Much has been said and written about the flavour of single malt whiskies. The intensity of flavour of each whisky is dependent on many factors that range from the water used, to the size and shape of the pot stills, to how the barley is dried, to the length of time the whisky has matured in a cask or different casks. As single malt Scotch whisky grows in popularity, it is reaching out to new market audiences with unique finishing to enhance the taste and clever prose to market the products.
Back in 1979, a group of sensory analysts devised a language of whisky at the Pentlands Scotch Whisky Research Institute that they developed into a tasting wheel diagram. Since that time, numerous iterations of the wheel (and other similar schematics) have emerged. With each iteration whisky writers began using certain words to characterize different tastes.
For instance, whiskies were categorized as “smoky”, “rich”, “light” and “delicate” and within these categories numerous descriptors have been used, such as woody, herbal, buttery, nutty, toffy, leather, cereal, citrusy, peppery, iodine, spicy and so on. Sensory differentiation was intended to make sense of the complex range of smell and taste, using science to analyze the data and marketing to help promote the brands. Tasting notes or descriptors are like short outbursts of undulating graphic descriptions:
Foreplay: Malt and toffee, a faint pungency + a whiff of the Highlands
Climax: A sherried sweetness with a wee touch of sulphur with mild peaty notes
Post Climax: Long lingering tongue tingling tannins that go on forever.
The most distinctive aroma taste in the single malt range is from the peat. “Peaty” may be “medicinal’, “smoky” or sometimes both, with hints of iodine, ash tray or old boot. The peat on Islay, which is decomposed forests, has its own distinctive taste and smell – Ardbeg, Lagavulin, Laphroiag, with slightly less medicinal and smoky notes of other Islay whiskies like Bowmore, Bunnahadhain and Bruichaddich.
In the language of tasters, Ardbeg – Uigeadail, has been described as “…a beguiling mix of warm Christmas cake and walnut oil fused with fresh ocean spice…followed by a smoky coal fire and a deep scent of well-oiled leather.”
Comparatively, the peat on the Isles of Orkney, Skye and Mull, where the malt can be equally smoky, has a heathery base and is less medicinal in taste, offering a more salty and bitter character.
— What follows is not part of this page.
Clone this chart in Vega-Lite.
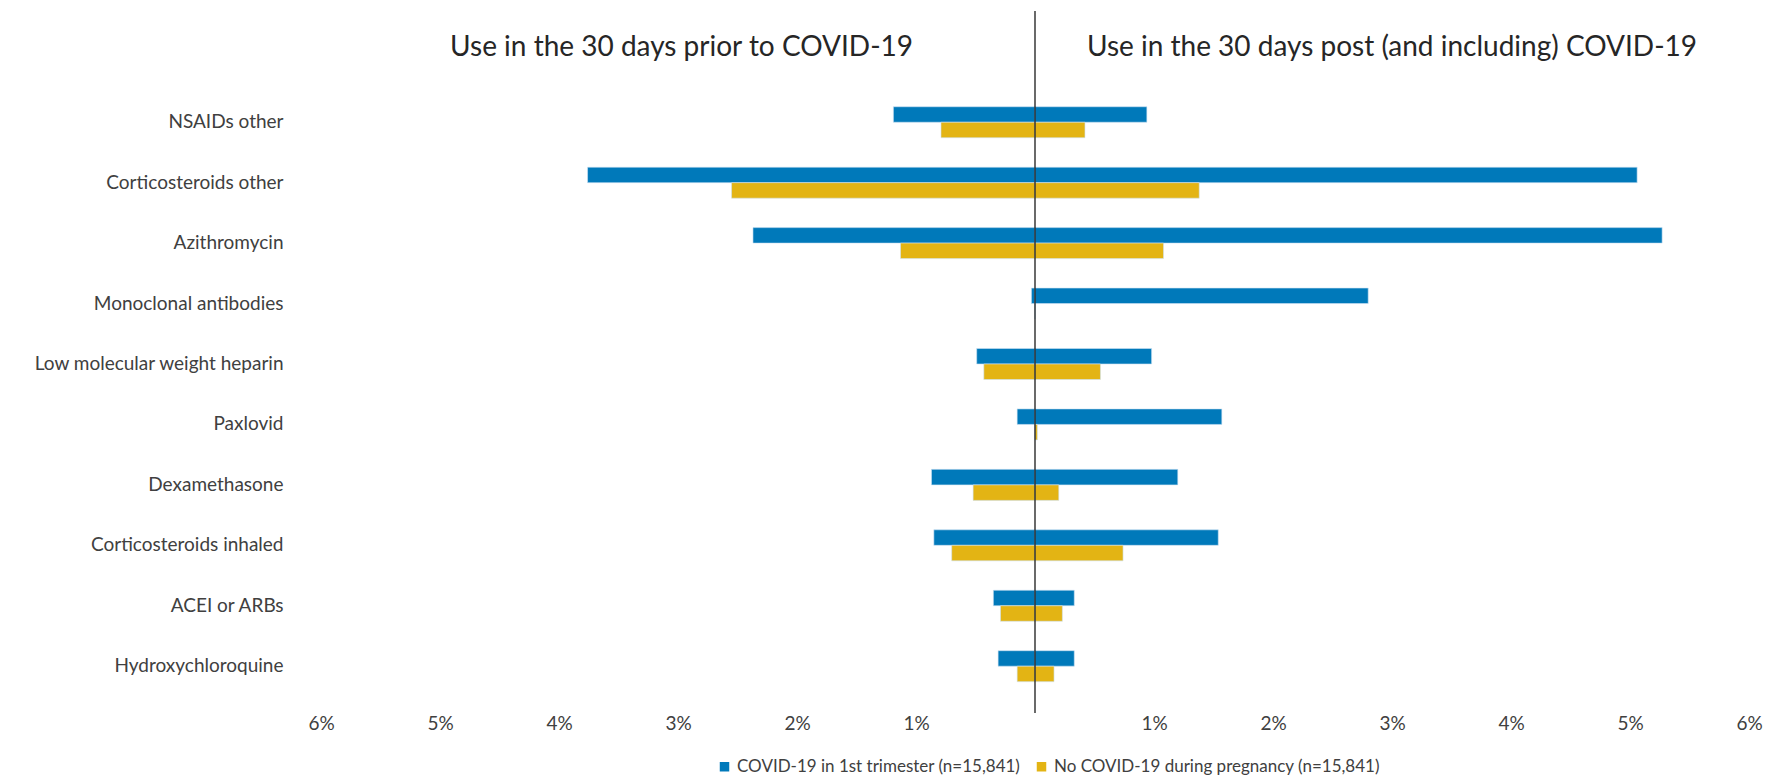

An example is Highland Park 12 year from the Orkneys that has a “hint of heathery smoke and charcoal…some grassy notes, hay, mingling nicely with the soft smoky touches”. Or the Ledaig 10 year old from the Tobermory Distillery on Mull which has been described as “very tarry and ash with lots of tobacco notes up front…a lot of wet wool…anchovies in salt…intense sooty notes”. Makes one wonder why someone would drink it, but for those who had a chance to try it at a recent tasting discovered that it was delightful, regardless of the prose.
Single malts from the Highlands and Speyside regions, on the other hand, are more light and delicate. “Vanilla” is often noted in whiskies matured in American oak bourbon casks and “honey” is found in European oak sherry casks. However, there is a new generation of experimenters, like Glenfiddich’s new IPA Experiment that aged its malt for three months in reused IPA casks. Leaving it with “lots of fruit, some cinnamon, grassy and a bit hoppy”. Or, Glenfiddich’s Winter Storm Ice Wine Casks 21 year old, which has been aged in Canadian ice wine barrels from Peller Estates. This whisky has been described as “quite tangy …followed by something biscuity, most reminiscent of cookie dough, and a hint of desiccated coconut.”
Winter Storm, at $300 plus a bottle, not only entices the collector with hints of curiosity as to what one might experience with an ice wine finish but for the avid collector it adds fresh and spicy marketing with its unique bottle and box presentation.
Similarly, Highland Park Ice (17 year) and Fire (15 year) are limited editions with its Ice Edition aged in ex-bourbon casks with “some pencil shavings, peanuts and hints of fruit blossoms”. The Fire Edition was matured in refill Port casks with “vegetal notes up front, with some cooked grains and damp ferns”. The box and bottle presentation are part of the reason that these two are in the $350 – $400 plus range.
Have we seen the end of experimentation and new ways to describe and market the whisky flavour? I think not. If anything, this is only the beginning.